You want to pay attention to the US dollar in the week ahead, as the reserve currency closed the week with strength, catalyzed by positive US economic data. Technically the USD also looks attractive.
The strength of the greenback made risk-on currencies close the week negative. However, most stock indices still managed to end the week positive, including being wrecked by new policies Chinese benchmarks! Even oversupply in oil inventories and a 7.72% weekly decline in WTI couldn’t shake the stock investors’ sentiment.
Fed vice gave mixed comments on tapering, so the markets seem to be driven mainly by positive economic data from the US.
US data and market’s response
Fed members expect tapering to start at the end of this year-the beginning of 2022, and in late 2022 the economy might be ready for higher rates, according to Fed’s Clarida. When there is a lack of certainty from the regulator, it’s natural for the market to put more weight on the ongoing economic metrics.
Regarding Clarida’s comments, investors might focus on the time gap before any hawkish decisions from Fed, thus rushing to buy risk assets while the rates are still lower.
In the 30-minutes chart below, Nasdaq 100 kept rising after the ISM Non-Manufacturing PMI (Jul) showed an increase compared to the previous reading and better than expected results. The tech-heavy index kept rising after Clarida’s comments as well.
Nonfarm Payrolls (Jul) also beat expectations and grew overall. US dollar bulls loved the data released, as they pushed up the DXY on the 4th and 6th of August.
The dollar strength is clearer in terms of the risk sentiment: better economic data suggests more likelihood of tapering, and rate hike, eventually benefiting the greenback. We can expect the sentiment to persist in the upcoming week, driving the USD higher, especially if Core CPI (MoM) (Jul) and Initial Jobless Claims show better than expected results.
DXY technical picture
Let’s zoom out and see what the situation with the DXY looks like. Below is the weekly chart of the US dollar index. DXY stays within the 90.0-93.0 range.
As the first week of August didn’t manage to close below the short-term support 92.0, last week the index rebounded up, making up most of the losses from the beginning of the month.
The longer DXY keeps above 92.0, the higher the odds the market will take out 93.0 and break out above the upper border of the current range. If we’re above 93.0, the next target should be 96.0.
Next week I’d be focusing on the pairs involving USD, with the bullish bias on the greenback even before the major breakout. Let’s see what DXY will do as it gets closer to 93.0.
AUDJPY as the risk sentiment gauge
Let’s look at the assets, hinting at the risk sentiment. AUDJPY can give us information about the sentiment changes. When the pair grows, we’re likely in the risk-on environment. Conversely, if the pair falls, there is a fear out there, and we better buy safe-havens.
Below is the weekly chart of AUDJPY. After the uptrend started in April 2020, the market formed an ascending triangle that failed to resolve to the upside.
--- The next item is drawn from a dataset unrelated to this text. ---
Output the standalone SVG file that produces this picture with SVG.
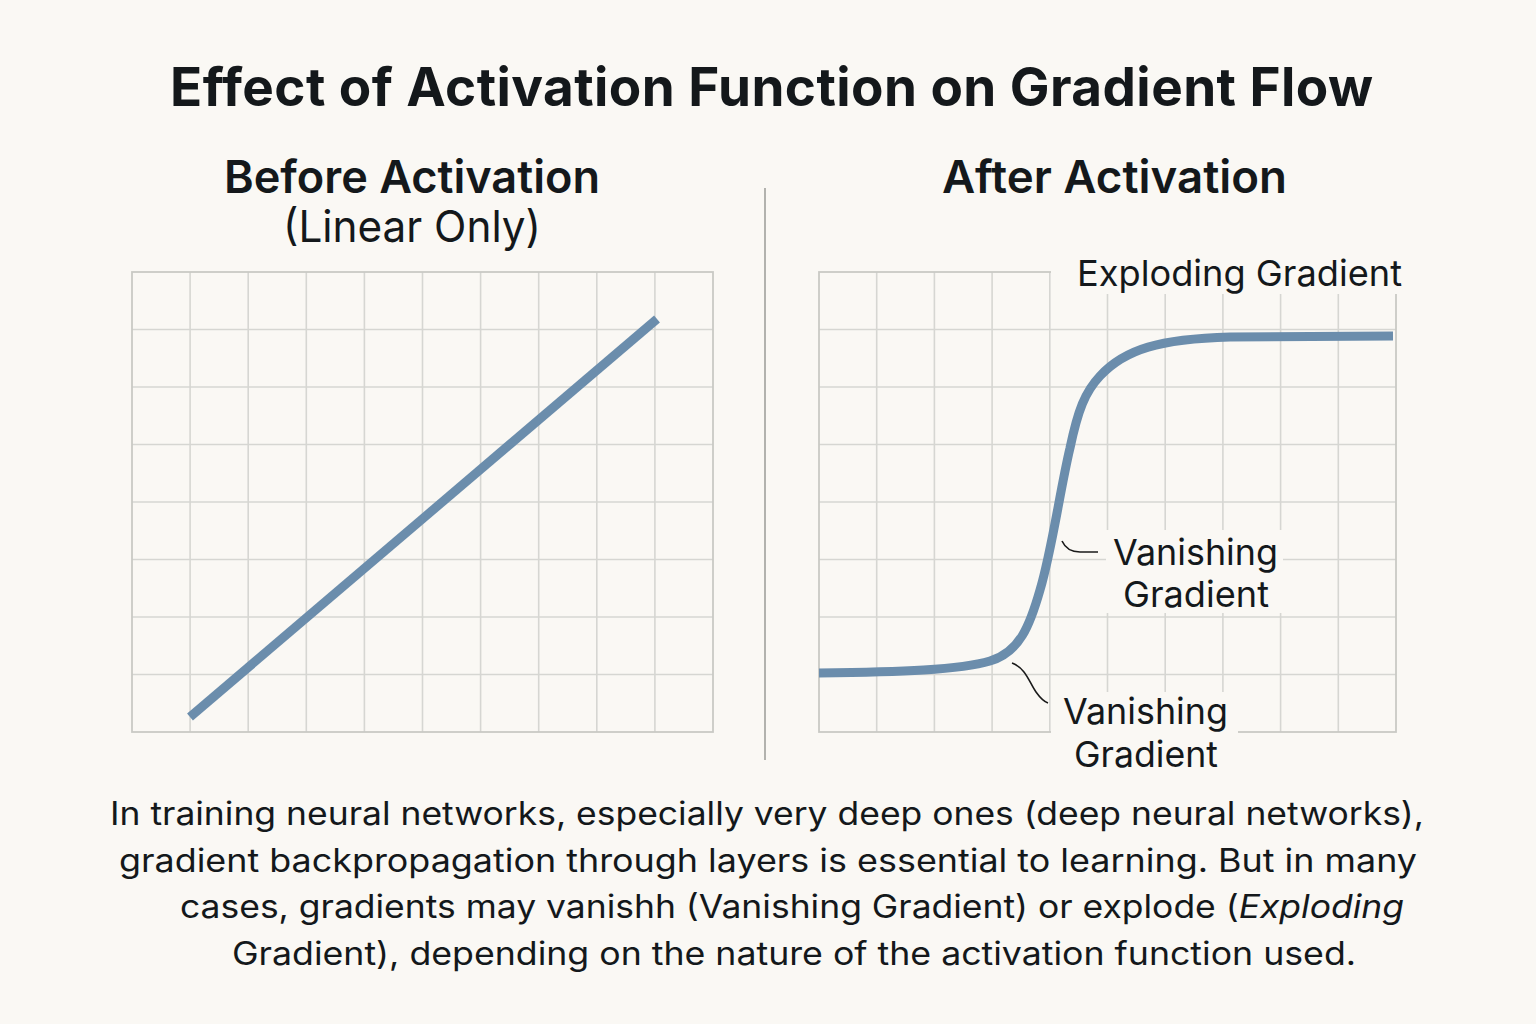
<svg xmlns="http://www.w3.org/2000/svg" width="1536" height="1024" viewBox="0 0 1536 1024">
<style>
text{font-family:Inter,"Noto Sans","Liberation Sans",sans-serif;fill:#14181b}
.title{font-size:53px;font-weight:700}
.head{font-size:45px;font-weight:600}
.sub{font-size:44px;font-weight:400}
.lbl{font-size:36px;font-weight:400}
.body{font-size:32px;font-weight:400}
.grid{stroke:#d6d6d2;stroke-width:1.6;fill:none}
.frame{stroke:#c9c9c5;stroke-width:1.8;fill:none}
.curve{stroke:#6b8dac;stroke-width:9;fill:none}
.lead{stroke:#1a1a1a;stroke-width:1.6;fill:none}
.mask{fill:#faf8f4}
</style>
<rect width="1536" height="1024" fill="#faf8f4"/>
<text class="title" x="170" y="106" textLength="1203" lengthAdjust="spacing">Effect of Activation Function on Gradient Flow</text>
<g id="left-panel">
<text class="head" x="224" y="193" textLength="376" lengthAdjust="spacingAndGlyphs">Before Activation</text>
<text class="sub" x="283" y="242" textLength="258" lengthAdjust="spacingAndGlyphs">(Linear Only)</text>
<path class="grid" d="M190.1,272V732M248.2,272V732M306.3,272V732M364.4,272V732M422.5,272V732M480.6,272V732M538.7,272V732M596.8,272V732M654.9,272V732M132,329.5H713M132,387H713M132,444.5H713M132,502H713M132,559.5H713M132,617H713M132,674.5H713"/>
<rect class="frame" x="132" y="272" width="581" height="460"/>
<path class="curve" d="M190,717L657,319"/>
</g>
<line x1="765" y1="188" x2="765" y2="760" stroke="#a0a09c" stroke-width="1.6"/>
<g id="right-panel">
<text class="head" x="942" y="193" textLength="345" lengthAdjust="spacingAndGlyphs">After Activation</text>
<path class="grid" d="M876.7,272V732M934.4,272V732M992.1,272V732M1049.8,272V732M1107.5,272V732M1165.2,272V732M1222.9,272V732M1280.6,272V732M1338.3,272V732M819,329.5H1396M819,387H1396M819,444.5H1396M819,502H1396M819,559.5H1396M819,617H1396M819,674.5H1396"/>
<rect class="frame" x="819" y="272" width="577" height="460"/>
<rect class="mask" x="1051" y="246" width="360" height="48"/>
<rect class="mask" x="1106" y="530" width="177" height="83"/>
<rect class="mask" x="1051" y="692" width="187" height="85"/>
<path class="curve" d="M819,673C900,672 960,670 990,661C1020,652 1030,625 1040,590C1052,550 1060,490 1070,448C1078,410 1085,392 1100,376C1125,349 1160,339 1230,337L1393,336"/>
</g>
<g id="connectors">
<path class="lead" d="M1062,541Q1067,552 1080,552L1098,552"/>
<path class="lead" d="M1012,663C1026,668 1030,684 1036,692C1041,699 1045,702 1048,703"/>
</g>
<g id="labels">
<text class="lbl" x="1077" y="286" textLength="325" lengthAdjust="spacingAndGlyphs">Exploding Gradient</text>
<text class="lbl" x="1113" y="565" textLength="165" lengthAdjust="spacingAndGlyphs">Vanishing</text>
<text class="lbl" x="1123" y="607" textLength="146" lengthAdjust="spacingAndGlyphs">Gradient</text>
<text class="lbl" x="1063" y="724" textLength="165" lengthAdjust="spacingAndGlyphs">Vanishing</text>
<text class="lbl" x="1074" y="767" textLength="144" lengthAdjust="spacingAndGlyphs">Gradient</text>
</g>
<g id="caption">
<text class="body" x="110" y="825" textLength="1314" lengthAdjust="spacingAndGlyphs">In training neural networks, especially very deep ones (deep neural networks),</text>
<text class="body" x="119" y="872" textLength="1298" lengthAdjust="spacingAndGlyphs">gradient backpropagation through layers is essential to learning. But in many</text>
<text class="body" x="180" y="918" textLength="1224" lengthAdjust="spacingAndGlyphs">cases, gradients may vanishh (Vanishing Gradient) or explode (<tspan font-style="italic">Exploding</tspan></text>
<text class="body" x="232" y="965" textLength="1124" lengthAdjust="spacingAndGlyphs">Gradient), depending on the nature of the activation function used.</text>
</g>
</svg>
Instead, the prices broke the down-border of the pattern and tumbled further. While the pair declined, we’ve been experiencing choppy price action in risk-on assets.
The pair declined to the long-term resistance-turned-support 80.0 and has been consolidating for three weeks. Notice that last week was the first week that closed positive since the end of June, so we have an extended downswing.
Also, the week closed above 50% of the first week of August, forming Piercing Line candlestick pattern. Piercing Line formation that’s sitting on the strong support is an excellent bullish signal. The chart suggests a possible start of the risk-on sentiment cycle.
Although Fed hasn’t been aggressively hawkish, the US dollar might be pricing in an upcoming tapering. Positive economic data from the US is another boost for greenback’s growth. The risk sentiment gauge, AUDJPY, suggests a possible turning point in the sentiment is near.